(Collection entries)

* * * * * * *

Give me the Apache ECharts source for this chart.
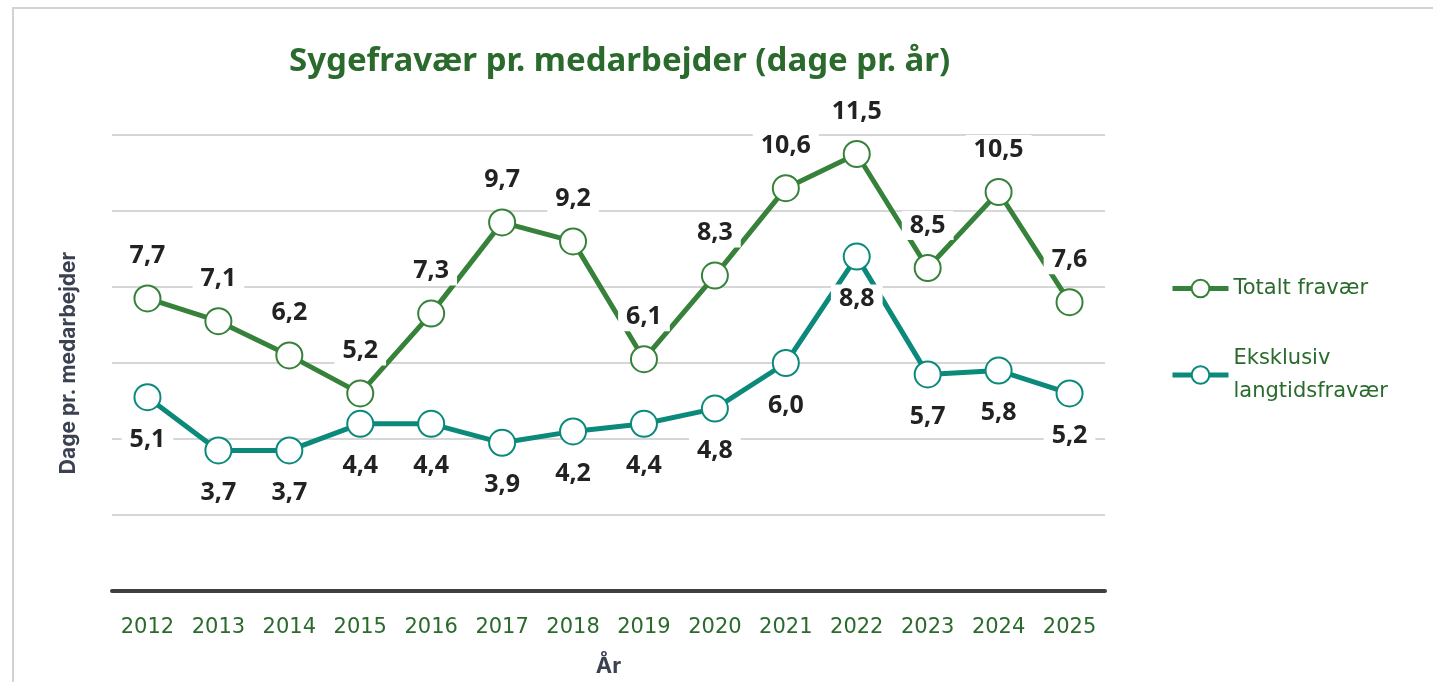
<!DOCTYPE html>
<html>
<head>
<meta charset="utf-8">
<script src="https://cdn.jsdelivr.net/npm/echarts@6/dist/echarts.min.js"></script>
<style>
  html, body { margin: 0; padding: 0; background: #fff; }
  #chart { width: 1433px; height: 682px; }
</style>
</head>
<body>
<div id="chart"></div>
<script>
const years = ['2012', '2013', '2014', '2015', '2016', '2017', '2018', '2019', '2020', '2021', '2022', '2023', '2024', '2025'];
const totalt = [7.7, 7.1, 6.2, 5.2, 7.3, 9.7, 9.2, 6.1, 8.3, 10.6, 11.5, 8.5, 10.5, 7.6];
const eksklusiv = [5.1, 3.7, 3.7, 4.4, 4.4, 3.9, 4.2, 4.4, 4.8, 6.0, 8.8, 5.7, 5.8, 5.2];

const green = '#37823a';
const teal = '#0b8a7c';
const darkGreen = '#2a6a2c';

const chart = echarts.init(document.getElementById('chart'));

// labels: comma decimals, white box behind the text
function label(pos) {
  return {
    show: true,
    position: pos,
    distance: 14,
    formatter: p => p.value.toFixed(1).replace('.', ','),
    color: '#222',
    fontFamily: 'Open Sans',
    fontWeight: 'bold',
    fontSize: 25,
    backgroundColor: '#fff',
    padding: [2, 8]
  };
}

const option = {
  animation: false,
  title: {
    text: 'Sygefravær pr. medarbejder (dage pr. år)',
    left: 284,
    top: 40,
    textStyle: { color: darkGreen, fontFamily: 'Noto Sans', fontWeight: 'bold', fontSize: 33 }
  },
  graphic: [{
    type: 'rect',
    shape: { x: 13, y: 8, width: 1500, height: 720 },
    style: { fill: 'none', stroke: '#d2d2d2', lineWidth: 2 },
    silent: true
  }],
  legend: {
    orient: 'vertical',
    left: 1165,
    top: 267,
    itemWidth: 56,
    itemHeight: 22,
    itemGap: 37,
    lineStyle: { width: 5 },
    textStyle: { color: darkGreen, fontFamily: 'DejaVu Sans', fontSize: 21, lineHeight: 33 },
    data: ['Totalt fravær', 'Eksklusiv\nlangtidsfravær']
  },
  grid: { left: 112, right: 328, top: 135, bottom: 91, outerBoundsMode: 'none' },
  xAxis: {
    type: 'category',
    data: years,
    name: 'År',
    nameLocation: 'middle',
    nameGap: 64,
    nameTextStyle: { color: '#3a4252', fontFamily: 'Inter', fontWeight: 'bold', fontSize: 22 },
    axisLine: { lineStyle: { color: '#404040', width: 4 } },
    axisTick: { show: false },
    axisLabel: { color: darkGreen, fontFamily: 'DejaVu Sans', fontSize: 21, margin: 26 }
  },
  yAxis: {
    type: 'value',
    min: 0,
    max: 12,
    interval: 2,
    name: 'Dage pr. medarbejder',
    nameLocation: 'middle',
    nameGap: 33,
    nameTextStyle: { color: '#3a4252', fontFamily: 'Inter', fontWeight: 'bold', fontSize: 21 },
    axisLabel: { show: false },
    axisLine: { show: false },
    axisTick: { show: false },
    splitLine: { lineStyle: { color: '#c8c8c8', width: 1.5 } }
  },
  series: [
    {
      name: 'Totalt fravær',
      type: 'line',
      data: totalt,
      symbol: 'circle',
      symbolSize: 26,
      lineStyle: { color: green, width: 5 },
      itemStyle: { color: '#fff', borderColor: green, borderWidth: 2 },
      label: label('top'),
      z: 3
    },
    {
      name: 'Eksklusiv\nlangtidsfravær',
      type: 'line',
      data: eksklusiv,
      symbol: 'circle',
      symbolSize: 26,
      lineStyle: { color: teal, width: 5 },
      itemStyle: { color: '#fff', borderColor: teal, borderWidth: 2 },
      label: label('bottom'),
      z: 2
    }
  ]
};

chart.setOption(option);
</script>
</body>
</html>
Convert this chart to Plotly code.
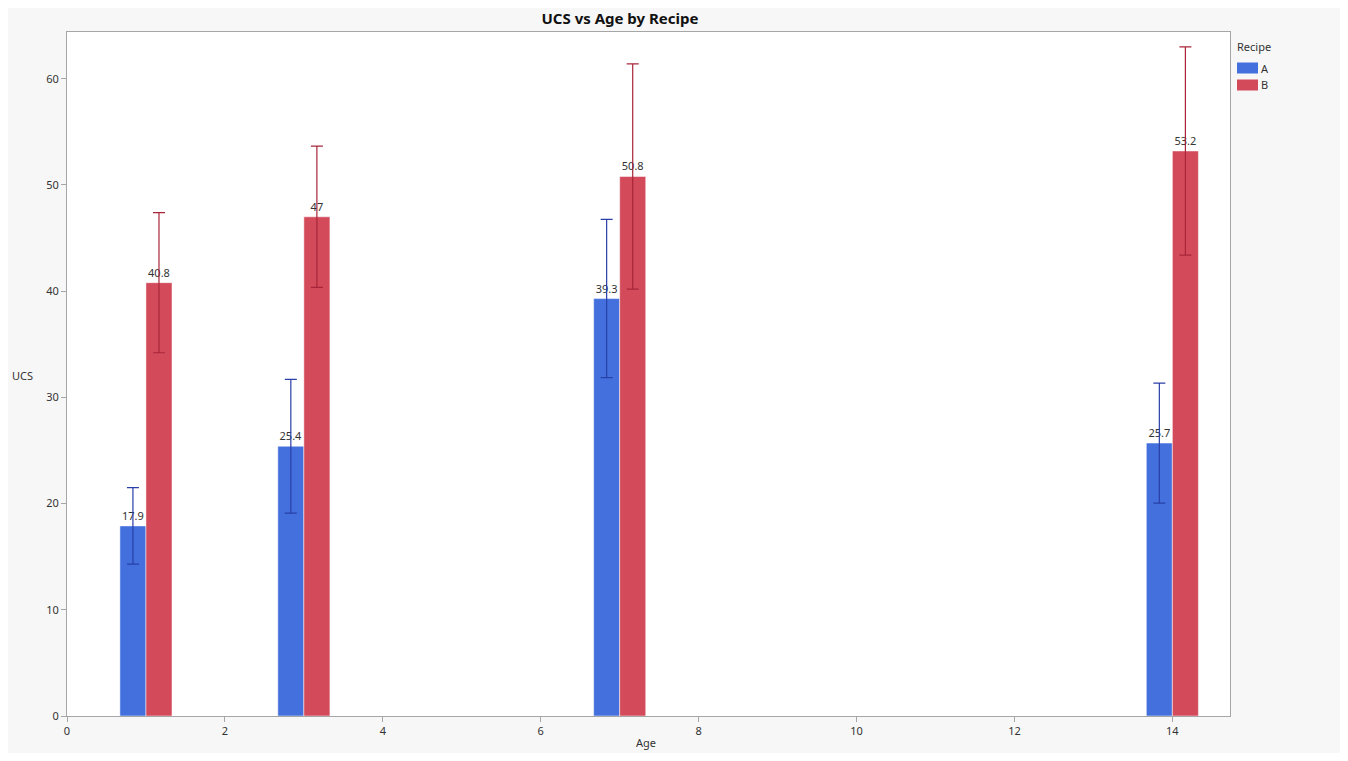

* * * * * * *

Short task: Return all of the entries exactly as written, but drop any pictures they hold.

Solution for this task:
Give me the Apache ECharts source for this chart.
<!DOCTYPE html>
<html>
<head>
<meta charset="utf-8">
<script src="https://cdn.jsdelivr.net/npm/echarts@6/dist/echarts.min.js"></script>
<style>
  html, body { margin: 0; padding: 0; background: #fff; }
  #chart { width: 1433px; height: 682px; }
</style>
</head>
<body>
<div id="chart"></div>
<script>
const years = ['2012', '2013', '2014', '2015', '2016', '2017', '2018', '2019', '2020', '2021', '2022', '2023', '2024', '2025'];
const totalt = [7.7, 7.1, 6.2, 5.2, 7.3, 9.7, 9.2, 6.1, 8.3, 10.6, 11.5, 8.5, 10.5, 7.6];
const eksklusiv = [5.1, 3.7, 3.7, 4.4, 4.4, 3.9, 4.2, 4.4, 4.8, 6.0, 8.8, 5.7, 5.8, 5.2];

const green = '#37823a';
const teal = '#0b8a7c';
const darkGreen = '#2a6a2c';

const chart = echarts.init(document.getElementById('chart'));

// labels: comma decimals, white box behind the text
function label(pos) {
  return {
    show: true,
    position: pos,
    distance: 14,
    formatter: p => p.value.toFixed(1).replace('.', ','),
    color: '#222',
    fontFamily: 'Open Sans',
    fontWeight: 'bold',
    fontSize: 25,
    backgroundColor: '#fff',
    padding: [2, 8]
  };
}

const option = {
  animation: false,
  title: {
    text: 'Sygefravær pr. medarbejder (dage pr. år)',
    left: 284,
    top: 40,
    textStyle: { color: darkGreen, fontFamily: 'Noto Sans', fontWeight: 'bold', fontSize: 33 }
  },
  graphic: [{
    type: 'rect',
    shape: { x: 13, y: 8, width: 1500, height: 720 },
    style: { fill: 'none', stroke: '#d2d2d2', lineWidth: 2 },
    silent: true
  }],
  legend: {
    orient: 'vertical',
    left: 1165,
    top: 267,
    itemWidth: 56,
    itemHeight: 22,
    itemGap: 37,
    lineStyle: { width: 5 },
    textStyle: { color: darkGreen, fontFamily: 'DejaVu Sans', fontSize: 21, lineHeight: 33 },
    data: ['Totalt fravær', 'Eksklusiv\nlangtidsfravær']
  },
  grid: { left: 112, right: 328, top: 135, bottom: 91, outerBoundsMode: 'none' },
  xAxis: {
    type: 'category',
    data: years,
    name: 'År',
    nameLocation: 'middle',
    nameGap: 64,
    nameTextStyle: { color: '#3a4252', fontFamily: 'Inter', fontWeight: 'bold', fontSize: 22 },
    axisLine: { lineStyle: { color: '#404040', width: 4 } },
    axisTick: { show: false },
    axisLabel: { color: darkGreen, fontFamily: 'DejaVu Sans', fontSize: 21, margin: 26 }
  },
  yAxis: {
    type: 'value',
    min: 0,
    max: 12,
    interval: 2,
    name: 'Dage pr. medarbejder',
    nameLocation: 'middle',
    nameGap: 33,
    nameTextStyle: { color: '#3a4252', fontFamily: 'Inter', fontWeight: 'bold', fontSize: 21 },
    axisLabel: { show: false },
    axisLine: { show: false },
    axisTick: { show: false },
    splitLine: { lineStyle: { color: '#c8c8c8', width: 1.5 } }
  },
  series: [
    {
      name: 'Totalt fravær',
      type: 'line',
      data: totalt,
      symbol: 'circle',
      symbolSize: 26,
      lineStyle: { color: green, width: 5 },
      itemStyle: { color: '#fff', borderColor: green, borderWidth: 2 },
      label: label('top'),
      z: 3
    },
    {
      name: 'Eksklusiv\nlangtidsfravær',
      type: 'line',
      data: eksklusiv,
      symbol: 'circle',
      symbolSize: 26,
      lineStyle: { color: teal, width: 5 },
      itemStyle: { color: '#fff', borderColor: teal, borderWidth: 2 },
      label: label('bottom'),
      z: 2
    }
  ]
};

chart.setOption(option);
</script>
</body>
</html>
Convert this chart to Plotly code.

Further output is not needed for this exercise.